I regard generative AI hallucinations, given the state of information on today’s Internet, to be essentially neutral as long as a gAI indicates its sources. Social media, blogs, Wikpedia, and most discussion sites contain a lot of misinformation and false information as well. In other words, “Let the searcher beware”.

ace · May 22, 2025, 9:15pm

Was this before the Web search capability was in place? I’m curious because when I asked ChatGPT what I thought your question might have been, it seems to have gotten the answer right, with a variety of useful citations.

Simon · May 22, 2025, 9:46pm

I’m not sure I can say.
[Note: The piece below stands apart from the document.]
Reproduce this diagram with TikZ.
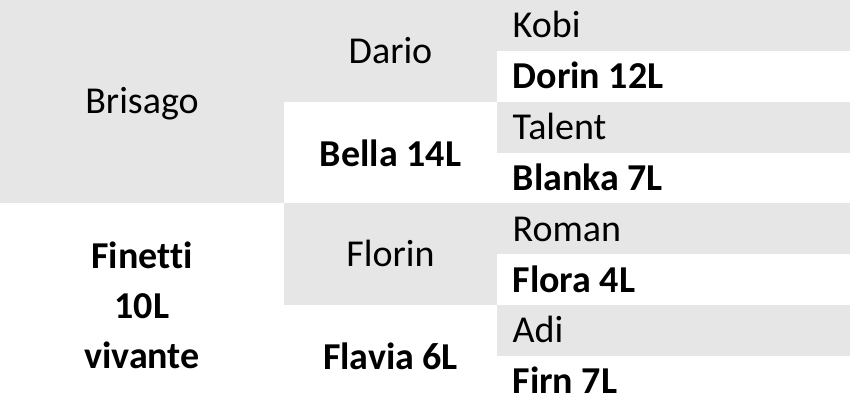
\documentclass[tikz,border=0pt]{standalone}
\usepackage{fontspec}
\setmainfont{Carlito}[Ligatures=NoCommon]
\usetikzlibrary{positioning}
\definecolor{cellgray}{RGB}{231,230,230}

\begin{document}
\begin{tikzpicture}[x=1pt,y=50.875pt,
  sirename/.style={font=\fontsize{38}{50}\selectfont,text height=24.5pt,text depth=0pt,inner sep=0pt},
  damname/.style={sirename,font=\fontsize{38}{50}\selectfont\bfseries}]
\useasboundingbox (0,0) rectangle (850,8);
% gray cells
\fill[cellgray] (0,4) rectangle (284,8); % brisago
\fill[cellgray] (284,6) rectangle (497,8); % dario
\fill[cellgray] (284,2) rectangle (497,4); % florin
\foreach \y in {1,3,5,7}
  \fill[cellgray] (497,\y) rectangle (850,\y+1); % grandsires
% Parents
\node[sirename] (brisago) at (142,6) {Brisago};
\node[damname,text height=,text depth=,align=center] (finetti) at (142,2) {Finetti\\10L\\vivante};
% Grandparents
\node[sirename] (dario) at (390.5,7) {Dario};
\node[damname] (bella) at (390.5,4.97) {Bella 14L};
\node[sirename] (florin) at (390.5,3) {Florin};
\node[damname] (flavia) at (390.5,0.97) {Flavia 6L};
% Great-grandparents
\node[sirename,anchor=west] (kobi) at (512.5,7.5) {Kobi};
\node[damname,anchor=west] (dorin) at (512.5,6.5) {Dorin 12L};
\node[sirename,anchor=west] (talent) at (512.5,5.5) {Talent};
\node[damname,anchor=west] (blanka) at (512.5,4.5) {Blanka 7L};
\node[sirename,anchor=west] (roman) at (512.5,3.5) {Roman};
\node[damname,anchor=west] (flora) at (512.5,2.5) {Flora 4L};
\node[sirename,anchor=west] (adi) at (512.5,1.5) {Adi};
\node[damname,anchor=west] (firn) at (512.5,0.5) {Firn 7L};
\end{tikzpicture}
\end{document}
All I recall is that this was based on GPT-4o mini. It was one of the engines we can choose to use through our campus licensing deals.

ace · May 23, 2025, 2:29pm

I use ChatGPT 4o for most things, but every now and then, I’ve had to push it to do a Web search rather than rely on training data. It’s quite tricky to figure out which model you like best, but forcing Web searches is important for anything that relates to real-world data.

mHm · May 24, 2025, 12:39pm

The problem with ‘new’ terminology is older, probably as old when they started to call a drawn rectangle on a PC screen a "window’, or certain cars claim they have an autopilot when in reality it’s anything but. AI’s errors can be obvious and hilarious, but what about the cases where the answers are off or wrong and the human can’t detect this?

Shamino · May 24, 2025, 8:47pm

Or how we still talk about “dialing” a phone.

Or where a collection of songs is called an “album” - going back to the days of 78’s, where collections of records (with a single song on each side) would be packaged in binders similar to photo albums.

Or how automotive engines are still measured in “horse power”.

Terminology changes all the time, gaining and losing meanings to suit the context of the surrounding culture. Nothing wrong or even unusual about that.